### Exercise
Reproduce, exactly and in full, the lines from the one with "Write a Python" through the one with "from matplotlib.ticker import" in the data below; drop pictures.

:::::

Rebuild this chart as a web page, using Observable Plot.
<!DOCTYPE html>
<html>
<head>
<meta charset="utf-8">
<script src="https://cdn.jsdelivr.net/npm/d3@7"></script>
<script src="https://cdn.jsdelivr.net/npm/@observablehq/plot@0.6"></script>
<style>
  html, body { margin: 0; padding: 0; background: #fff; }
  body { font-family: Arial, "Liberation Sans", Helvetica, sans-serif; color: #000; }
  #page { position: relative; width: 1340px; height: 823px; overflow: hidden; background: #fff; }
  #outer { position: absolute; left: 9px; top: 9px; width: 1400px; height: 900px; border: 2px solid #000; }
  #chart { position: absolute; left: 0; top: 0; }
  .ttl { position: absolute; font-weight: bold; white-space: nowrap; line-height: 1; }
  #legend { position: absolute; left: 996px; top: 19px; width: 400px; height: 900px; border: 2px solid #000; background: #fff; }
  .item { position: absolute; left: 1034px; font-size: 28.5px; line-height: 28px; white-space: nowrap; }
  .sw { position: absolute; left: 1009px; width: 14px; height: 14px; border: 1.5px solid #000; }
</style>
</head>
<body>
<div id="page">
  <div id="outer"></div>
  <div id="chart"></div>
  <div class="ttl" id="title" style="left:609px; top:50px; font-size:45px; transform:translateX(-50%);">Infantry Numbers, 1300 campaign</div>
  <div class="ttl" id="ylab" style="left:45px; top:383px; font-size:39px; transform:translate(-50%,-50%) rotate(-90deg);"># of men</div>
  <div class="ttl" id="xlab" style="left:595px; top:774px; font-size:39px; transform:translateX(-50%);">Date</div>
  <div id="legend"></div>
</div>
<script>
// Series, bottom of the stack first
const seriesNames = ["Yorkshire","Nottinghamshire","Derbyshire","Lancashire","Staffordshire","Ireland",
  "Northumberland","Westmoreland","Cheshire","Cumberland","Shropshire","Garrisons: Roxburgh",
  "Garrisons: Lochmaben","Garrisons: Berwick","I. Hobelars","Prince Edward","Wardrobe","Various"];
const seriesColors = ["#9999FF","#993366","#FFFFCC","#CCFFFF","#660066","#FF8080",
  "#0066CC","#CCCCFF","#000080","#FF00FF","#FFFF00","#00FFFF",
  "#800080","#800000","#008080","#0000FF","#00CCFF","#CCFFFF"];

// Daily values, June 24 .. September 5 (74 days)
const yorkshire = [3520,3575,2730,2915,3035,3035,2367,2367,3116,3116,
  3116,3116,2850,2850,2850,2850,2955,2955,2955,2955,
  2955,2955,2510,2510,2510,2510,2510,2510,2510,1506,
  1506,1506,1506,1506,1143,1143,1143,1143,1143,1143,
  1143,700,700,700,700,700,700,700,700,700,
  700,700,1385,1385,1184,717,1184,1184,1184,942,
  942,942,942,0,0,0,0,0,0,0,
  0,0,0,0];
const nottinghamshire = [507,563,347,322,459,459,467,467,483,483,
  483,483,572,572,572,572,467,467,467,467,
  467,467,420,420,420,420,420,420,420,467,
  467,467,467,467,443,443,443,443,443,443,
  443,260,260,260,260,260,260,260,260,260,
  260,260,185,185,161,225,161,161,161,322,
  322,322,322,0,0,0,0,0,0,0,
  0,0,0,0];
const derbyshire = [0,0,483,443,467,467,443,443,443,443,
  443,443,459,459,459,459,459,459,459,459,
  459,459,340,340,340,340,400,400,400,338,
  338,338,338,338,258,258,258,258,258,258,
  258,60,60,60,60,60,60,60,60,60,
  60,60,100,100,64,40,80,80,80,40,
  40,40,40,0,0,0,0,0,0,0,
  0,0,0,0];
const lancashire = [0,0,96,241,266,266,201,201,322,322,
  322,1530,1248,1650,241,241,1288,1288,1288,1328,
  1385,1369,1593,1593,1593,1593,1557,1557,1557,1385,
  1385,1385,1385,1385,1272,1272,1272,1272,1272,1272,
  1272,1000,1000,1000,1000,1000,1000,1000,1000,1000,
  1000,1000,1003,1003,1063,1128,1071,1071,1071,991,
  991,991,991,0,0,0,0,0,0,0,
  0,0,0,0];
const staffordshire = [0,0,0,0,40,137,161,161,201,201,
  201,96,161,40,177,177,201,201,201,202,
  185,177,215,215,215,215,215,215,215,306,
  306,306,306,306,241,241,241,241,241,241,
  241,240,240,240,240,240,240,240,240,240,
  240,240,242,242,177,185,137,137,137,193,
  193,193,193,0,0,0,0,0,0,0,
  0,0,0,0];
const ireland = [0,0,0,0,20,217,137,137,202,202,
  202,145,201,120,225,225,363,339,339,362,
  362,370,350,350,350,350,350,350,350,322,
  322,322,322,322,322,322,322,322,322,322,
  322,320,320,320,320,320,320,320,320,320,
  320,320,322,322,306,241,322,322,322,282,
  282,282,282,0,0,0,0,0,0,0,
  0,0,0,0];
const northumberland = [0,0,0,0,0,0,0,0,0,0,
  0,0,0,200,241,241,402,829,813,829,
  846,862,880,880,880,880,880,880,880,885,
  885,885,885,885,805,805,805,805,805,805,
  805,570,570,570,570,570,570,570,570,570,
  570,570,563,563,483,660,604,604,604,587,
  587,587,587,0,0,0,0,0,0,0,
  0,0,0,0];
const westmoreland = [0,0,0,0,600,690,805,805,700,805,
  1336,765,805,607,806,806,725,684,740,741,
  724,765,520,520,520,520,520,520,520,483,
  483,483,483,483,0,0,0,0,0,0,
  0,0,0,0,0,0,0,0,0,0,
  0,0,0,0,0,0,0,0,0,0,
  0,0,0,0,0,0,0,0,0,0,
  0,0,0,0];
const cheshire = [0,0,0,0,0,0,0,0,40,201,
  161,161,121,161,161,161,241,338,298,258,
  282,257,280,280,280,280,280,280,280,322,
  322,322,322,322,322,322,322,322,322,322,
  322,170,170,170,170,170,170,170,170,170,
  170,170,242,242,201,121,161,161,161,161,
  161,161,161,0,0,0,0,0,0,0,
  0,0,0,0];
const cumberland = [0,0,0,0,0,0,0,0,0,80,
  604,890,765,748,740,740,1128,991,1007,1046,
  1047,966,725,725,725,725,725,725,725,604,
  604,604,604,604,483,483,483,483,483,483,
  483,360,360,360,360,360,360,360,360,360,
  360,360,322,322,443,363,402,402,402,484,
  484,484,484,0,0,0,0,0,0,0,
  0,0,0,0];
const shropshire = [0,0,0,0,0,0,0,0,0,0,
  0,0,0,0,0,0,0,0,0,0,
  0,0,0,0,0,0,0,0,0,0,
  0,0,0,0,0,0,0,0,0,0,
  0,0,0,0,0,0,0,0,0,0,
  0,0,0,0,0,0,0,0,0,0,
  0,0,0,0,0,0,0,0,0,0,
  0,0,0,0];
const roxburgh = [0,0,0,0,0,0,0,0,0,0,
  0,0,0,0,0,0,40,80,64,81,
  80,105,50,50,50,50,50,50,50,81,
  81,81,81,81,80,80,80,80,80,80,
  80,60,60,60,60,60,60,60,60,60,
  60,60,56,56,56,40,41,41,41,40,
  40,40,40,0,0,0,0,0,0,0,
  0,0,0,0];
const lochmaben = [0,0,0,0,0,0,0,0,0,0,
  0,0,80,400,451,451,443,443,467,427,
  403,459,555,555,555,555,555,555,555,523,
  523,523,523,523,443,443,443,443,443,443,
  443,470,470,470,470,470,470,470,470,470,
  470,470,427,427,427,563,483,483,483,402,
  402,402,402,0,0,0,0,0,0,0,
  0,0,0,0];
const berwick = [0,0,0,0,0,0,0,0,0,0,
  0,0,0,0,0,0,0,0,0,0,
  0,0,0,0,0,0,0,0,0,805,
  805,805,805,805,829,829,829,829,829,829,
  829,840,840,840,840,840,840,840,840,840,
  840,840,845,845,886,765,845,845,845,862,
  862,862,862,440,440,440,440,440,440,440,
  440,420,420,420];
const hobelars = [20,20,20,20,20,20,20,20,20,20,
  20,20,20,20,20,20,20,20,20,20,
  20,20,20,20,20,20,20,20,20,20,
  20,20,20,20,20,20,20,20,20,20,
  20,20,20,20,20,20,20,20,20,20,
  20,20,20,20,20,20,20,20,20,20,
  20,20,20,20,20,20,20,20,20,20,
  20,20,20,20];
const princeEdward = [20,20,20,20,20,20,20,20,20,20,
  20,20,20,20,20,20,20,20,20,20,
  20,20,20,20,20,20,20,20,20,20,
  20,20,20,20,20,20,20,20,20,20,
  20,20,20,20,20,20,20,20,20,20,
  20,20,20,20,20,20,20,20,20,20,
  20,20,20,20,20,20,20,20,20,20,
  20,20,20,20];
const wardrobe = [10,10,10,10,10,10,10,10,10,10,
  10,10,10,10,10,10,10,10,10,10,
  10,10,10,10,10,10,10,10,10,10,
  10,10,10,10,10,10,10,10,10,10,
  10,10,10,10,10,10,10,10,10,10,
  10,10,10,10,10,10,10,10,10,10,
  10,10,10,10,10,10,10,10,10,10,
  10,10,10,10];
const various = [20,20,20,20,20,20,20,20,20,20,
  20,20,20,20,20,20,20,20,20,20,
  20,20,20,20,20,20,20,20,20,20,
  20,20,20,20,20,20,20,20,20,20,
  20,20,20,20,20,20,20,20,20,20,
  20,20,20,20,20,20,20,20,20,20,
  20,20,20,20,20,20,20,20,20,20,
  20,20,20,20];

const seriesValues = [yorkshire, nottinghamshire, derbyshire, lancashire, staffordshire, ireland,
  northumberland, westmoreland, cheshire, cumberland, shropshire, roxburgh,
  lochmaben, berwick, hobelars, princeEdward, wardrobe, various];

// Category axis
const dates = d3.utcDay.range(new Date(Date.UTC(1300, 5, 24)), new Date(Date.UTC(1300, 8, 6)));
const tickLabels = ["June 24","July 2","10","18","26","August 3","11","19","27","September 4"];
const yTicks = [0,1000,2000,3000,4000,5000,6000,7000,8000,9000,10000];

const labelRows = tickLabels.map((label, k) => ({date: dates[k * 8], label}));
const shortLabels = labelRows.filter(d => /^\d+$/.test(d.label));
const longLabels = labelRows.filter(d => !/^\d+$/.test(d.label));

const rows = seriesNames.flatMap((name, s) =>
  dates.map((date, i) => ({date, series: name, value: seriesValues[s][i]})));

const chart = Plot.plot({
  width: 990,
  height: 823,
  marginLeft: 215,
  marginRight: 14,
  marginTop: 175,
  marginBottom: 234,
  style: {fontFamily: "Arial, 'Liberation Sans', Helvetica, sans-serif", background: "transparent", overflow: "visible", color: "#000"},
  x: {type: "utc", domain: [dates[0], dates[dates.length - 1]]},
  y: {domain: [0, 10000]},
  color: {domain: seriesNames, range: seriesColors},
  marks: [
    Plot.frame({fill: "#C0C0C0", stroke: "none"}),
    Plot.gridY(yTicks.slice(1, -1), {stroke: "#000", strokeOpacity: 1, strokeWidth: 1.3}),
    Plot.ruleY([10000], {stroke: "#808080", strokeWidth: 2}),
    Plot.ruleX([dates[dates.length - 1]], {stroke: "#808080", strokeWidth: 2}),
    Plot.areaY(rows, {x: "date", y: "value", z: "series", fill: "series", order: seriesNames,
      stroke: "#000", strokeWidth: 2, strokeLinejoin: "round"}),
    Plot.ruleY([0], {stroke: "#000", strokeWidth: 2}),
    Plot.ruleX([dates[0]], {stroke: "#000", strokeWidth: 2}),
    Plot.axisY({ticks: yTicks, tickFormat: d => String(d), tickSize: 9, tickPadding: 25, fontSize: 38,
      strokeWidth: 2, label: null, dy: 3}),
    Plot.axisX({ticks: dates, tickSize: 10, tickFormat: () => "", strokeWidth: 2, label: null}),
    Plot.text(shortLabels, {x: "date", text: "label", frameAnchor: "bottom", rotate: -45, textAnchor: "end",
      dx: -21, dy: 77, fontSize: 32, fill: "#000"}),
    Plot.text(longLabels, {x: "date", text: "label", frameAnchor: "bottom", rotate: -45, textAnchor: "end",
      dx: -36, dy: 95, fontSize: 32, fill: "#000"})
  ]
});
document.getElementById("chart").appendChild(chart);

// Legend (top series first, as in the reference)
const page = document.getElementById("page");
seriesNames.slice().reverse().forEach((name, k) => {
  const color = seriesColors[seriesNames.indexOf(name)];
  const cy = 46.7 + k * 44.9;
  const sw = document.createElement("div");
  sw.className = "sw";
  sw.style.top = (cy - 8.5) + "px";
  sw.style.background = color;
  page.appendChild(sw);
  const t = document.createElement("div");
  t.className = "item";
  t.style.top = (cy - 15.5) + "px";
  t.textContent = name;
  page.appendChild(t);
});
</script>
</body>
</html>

:::::

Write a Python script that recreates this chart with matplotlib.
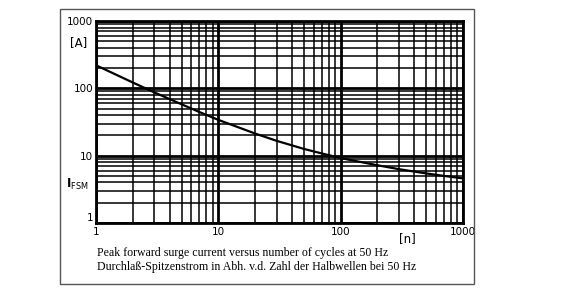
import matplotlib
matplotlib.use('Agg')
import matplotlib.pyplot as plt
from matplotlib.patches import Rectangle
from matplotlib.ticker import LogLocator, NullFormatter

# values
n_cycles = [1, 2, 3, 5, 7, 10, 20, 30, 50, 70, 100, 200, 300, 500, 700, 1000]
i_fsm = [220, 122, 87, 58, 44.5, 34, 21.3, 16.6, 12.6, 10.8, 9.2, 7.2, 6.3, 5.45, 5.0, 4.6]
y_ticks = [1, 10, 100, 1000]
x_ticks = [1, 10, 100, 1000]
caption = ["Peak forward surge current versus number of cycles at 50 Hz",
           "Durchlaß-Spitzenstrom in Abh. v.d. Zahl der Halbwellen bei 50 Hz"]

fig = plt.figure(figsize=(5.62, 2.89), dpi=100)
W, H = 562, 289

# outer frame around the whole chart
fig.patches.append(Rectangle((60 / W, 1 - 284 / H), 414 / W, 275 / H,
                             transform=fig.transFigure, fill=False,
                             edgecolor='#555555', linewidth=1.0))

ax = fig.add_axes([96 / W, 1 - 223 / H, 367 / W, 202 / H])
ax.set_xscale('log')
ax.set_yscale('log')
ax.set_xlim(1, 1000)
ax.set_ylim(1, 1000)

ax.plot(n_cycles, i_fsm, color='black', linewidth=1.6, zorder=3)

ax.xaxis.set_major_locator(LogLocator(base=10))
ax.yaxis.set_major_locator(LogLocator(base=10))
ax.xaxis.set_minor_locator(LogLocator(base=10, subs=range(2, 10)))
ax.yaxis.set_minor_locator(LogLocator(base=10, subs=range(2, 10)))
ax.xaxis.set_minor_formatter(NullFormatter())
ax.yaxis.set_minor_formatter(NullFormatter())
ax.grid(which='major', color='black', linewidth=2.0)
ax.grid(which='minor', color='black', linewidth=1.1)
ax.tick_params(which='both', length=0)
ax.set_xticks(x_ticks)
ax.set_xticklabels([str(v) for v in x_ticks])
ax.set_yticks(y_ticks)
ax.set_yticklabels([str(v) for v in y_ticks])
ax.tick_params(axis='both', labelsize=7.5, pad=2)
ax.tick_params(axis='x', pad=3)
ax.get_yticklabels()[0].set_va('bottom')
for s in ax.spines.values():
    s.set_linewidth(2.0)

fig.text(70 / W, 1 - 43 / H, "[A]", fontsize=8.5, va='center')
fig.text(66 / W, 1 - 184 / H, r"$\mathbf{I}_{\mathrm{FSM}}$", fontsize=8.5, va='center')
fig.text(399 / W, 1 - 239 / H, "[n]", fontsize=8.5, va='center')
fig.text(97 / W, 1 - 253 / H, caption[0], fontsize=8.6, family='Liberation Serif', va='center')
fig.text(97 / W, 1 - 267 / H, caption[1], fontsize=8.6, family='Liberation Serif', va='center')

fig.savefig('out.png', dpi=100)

:::::

### Answer below
Write a Python script that recreates this chart with matplotlib.
import matplotlib
matplotlib.use('Agg')
import matplotlib.pyplot as plt
from matplotlib.patches import Rectangle
from matplotlib.ticker import LogLocator, NullFormatter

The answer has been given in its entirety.